Dengan Kebijakan Penghapusan Sanksi Pajak ini, mereka sekarang diharuskan membayar jumlah pokoknya saja. Namun, Kebijakan Penghapusan Sanksi Administrasi Pajak ini hanya berlaku untuk tunggakan pajak yang terjadi antara 2009 hingga 2014, dan yang harus dibayar tahun 2015 ini.

Data dari Badan Pemeriksa Keuangan menunjukkan bahwa jumlah tunggakan pajak mencapai Rp 67.700.000.000.000 (US$ 5.130.000.000) pada akhir 2014. Pada Maret, DJP telah mengamankan penerimaan pajak sekitar Rp 6,75 triliun dari tunggakan, beberapa di antaranya dihasilkan dari pelaksanaan gizjeling (penahanan Wajib Pajak).

DJP ditargetkan penerimaan pajak sebesar Rp 1.294,258 triliun untuk tahun 2015, yang merupakan 31,4 persen lebih tinggi dari apa yang dicapai tahun lalu. Pada April, penerimaan pajak mencapai Rp 310,100 triliun sama dengan 24 persen dari target setahun penuh.

Eddy Rakmanto, Direktur Penuntutan Jaksa Agung Muda Tindak Pidana Khusus (Jampidsus) di Kejaksaan RI mendukung langkah DJP, sembari mengatakan bahwa tidak ada kerugian negara dengan penerapan Kebijakan Penghapusan Sanksi Pajak ini.

Bimo Gunung, Kepala Biro Perencanaan dan Keuangan kepala KPK, mengatakan bahwa langkah itu penting untuk mendorong kepatuhan wajib pajak yang lebih tinggi, karena 70 persen dari penerimaan negara berasal dari pajak.

Sementara itu, Direktur Eksekutif Center for Indonesia Taxation Analysis (CITA) Yustinus Prastowo mengatakan bahwa Kebijakan Penghapusan Sanksi Pajak ini merupakan win-win solution bagi pemerintah, terutama karena masih terbatasnya  data perpajakan yang akurat.

"Namun harus dipastikan bahwa Wajib Pajak yang boleh manfaatkan Kebijakan Penghapusan Sanksi Pajak ini adalah mereka yang lalai dalam membayar pajak dan mereka yang sengaja menghindari pembayaran pajak," katanya.

DJP telah melakukan berbagai terobosan untuk meningkatkan pendapatan pajak termasuk dari Perusahaan Penamanan Modal Asing (PMA).

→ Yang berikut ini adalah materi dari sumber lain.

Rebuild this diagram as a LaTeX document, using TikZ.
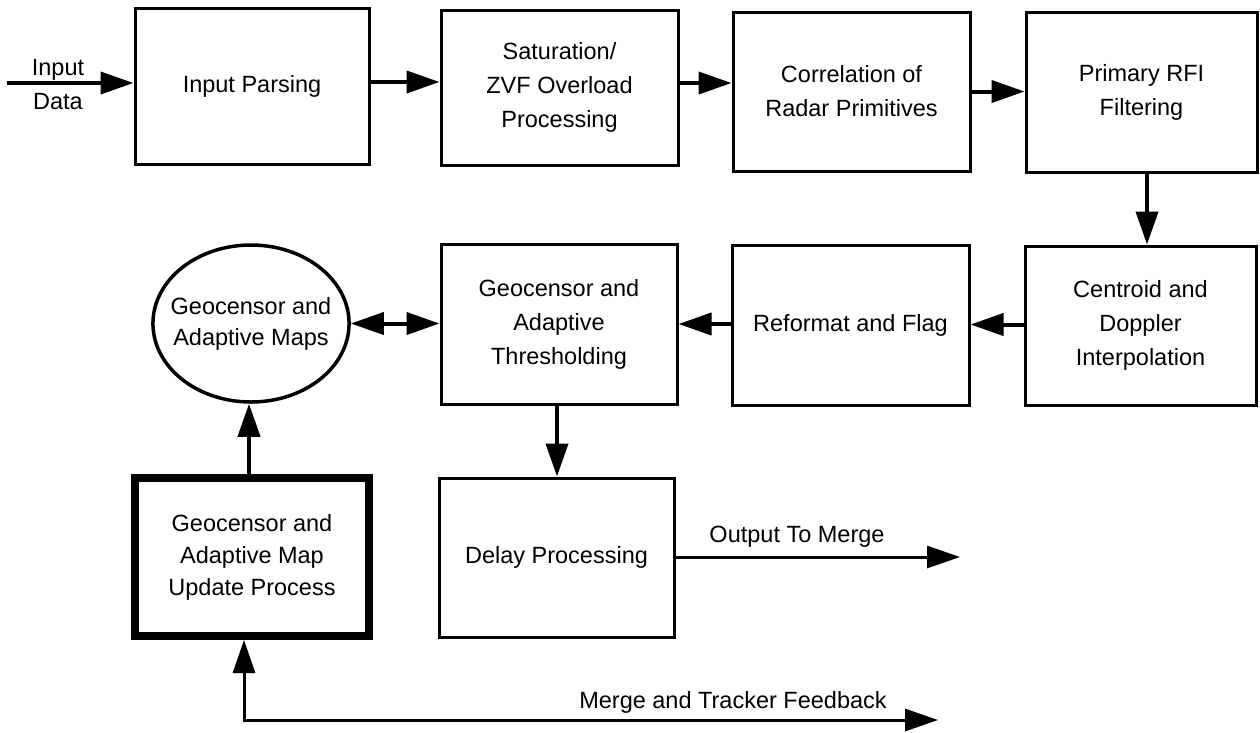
\documentclass[tikz,border=0pt]{standalone}
\usepackage{fontspec}
\setmainfont{Liberation Sans}
\usetikzlibrary{arrows.meta,shapes.geometric}
\begin{document}
\begin{tikzpicture}[x=1pt,y=-1pt,
  >={Triangle[length=33pt,width=22pt]},
  every node/.style={font=\fontsize{23.5}{34}\selectfont, align=center},
  blk/.style={draw, line width=3pt, rectangle, inner sep=0pt},
  thickblk/.style={blk, line width=8pt},
  oval/.style={draw, ellipse, line width=3.5pt, inner ysep=0pt, inner xsep=-11pt},
  flow/.style={line width=4pt, ->},
  thinflow/.style={line width=3pt, ->},
  lbl/.style={inner sep=0pt}
]
\useasboundingbox (0,0) rectangle (1260,732);

% top row
\node[blk, minimum width=234pt, minimum height=156pt] (inparse) at (252,86) {Input Parsing};
\node[blk, minimum width=237pt, minimum height=155pt] (sat) at (559.5,87.5) {Saturation/\\ZVF Overload\\Processing};
\node[blk, minimum width=237pt, minimum height=159pt] (corr) at (851.5,91.5) {Correlation of\\Radar Primitives};
\node[blk, minimum width=231pt, minimum height=160pt] (rfi) at (1141.5,92) {Primary RFI\\Filtering};

% middle row
\node[blk, minimum width=231pt, minimum height=159pt] (centroid) at (1140.5,325.5) {Centroid and\\Doppler\\Interpolation};
\node[blk, minimum width=237pt, minimum height=160pt] (reformat) at (850.5,325) {Reformat and Flag};
\node[blk, minimum width=236pt, minimum height=160pt] (thresh) at (559,324) {Geocensor and\\Adaptive\\Thresholding};
\node[oval, minimum width=192pt, minimum height=157pt, font=\fontsize{23.5}{31}\selectfont] (maps) at (251,323.5) {Geocensor and\\Adaptive Maps};

% bottom row
\node[thickblk, minimum width=234pt, minimum height=158pt, font=\fontsize{23.5}{32}\selectfont] (update) at (252,557) {Geocensor and\\Adaptive Map\\Update Process};
\node[blk, minimum width=235pt, minimum height=159pt] (delay) at (556.5,557.5) {Delay Processing};

% input
\coordinate (inputsrc) at (7,83);
\node[lbl] (inlabel) at (58,85) {Input\\Data};
\draw[flow] (inputsrc) -- (inputsrc -| inparse.west);

% top row flow
\draw[flow] ([yshift=4pt]inparse.east) -- ([yshift=4pt]inparse.east -| sat.west);
\draw[flow] ([yshift=4.5pt]sat.east) -- ([yshift=4.5pt]sat.east -| corr.west);
\draw[flow] (corr.east) -- (corr.east -| rfi.west);
\draw[flow] ([xshift=5.5pt]rfi.south) -- ([xshift=5.5pt]rfi.south |- centroid.north);

% middle row flow
\draw[flow] ([yshift=1pt]centroid.west) -- ([yshift=1pt]centroid.west -| reformat.east);
\draw[flow] ([yshift=1pt]reformat.west) -- ([yshift=1pt]reformat.west -| thresh.east);
\draw[flow, <->] (maps.east) -- (maps.east -| thresh.west);
\draw[flow] ([xshift=-2pt]thresh.south) -- ([xshift=-2pt]thresh.south |- delay.north);
\draw[flow] ([xshift=-3pt]update.north) -- ([xshift=-3pt]update.north |- maps.south);

% outputs
\coordinate (outend) at (960,557);
\draw[thinflow] (delay.east |- outend) -- (outend);
\node[lbl] (outlabel) at (797,537) {Output To Merge};

\coordinate (fbend) at (938,720);
\draw[thinflow, <->] (fbend) -| ([xshift=-8pt]update.south);
\node[lbl] (fblabel) at (733,702) {Merge and Tracker Feedback};
\end{tikzpicture}
\end{document}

Bulan lalu, Dirjen Pajak telah bertemu dengan para investor perusahaan PMA dan menghimbau mereka agar mematuhi peraturan pajak yang berlaku.

Pajak yang dibayar oleh perusahaan PMA menyumbang 25 persen penerimaan negara dari pajak pada tahun lalu.

"Namun demikian, ada juga perusahaan PMA yang menggunakan skema-skema penghindaran pajak yang merugikan baik negara asal maupun negara tujuan investasi," ujar Direktur Pelayanan, Penyuluhan dan Hubungan Masyarakat (P2Humas), Mekar Satria Utama.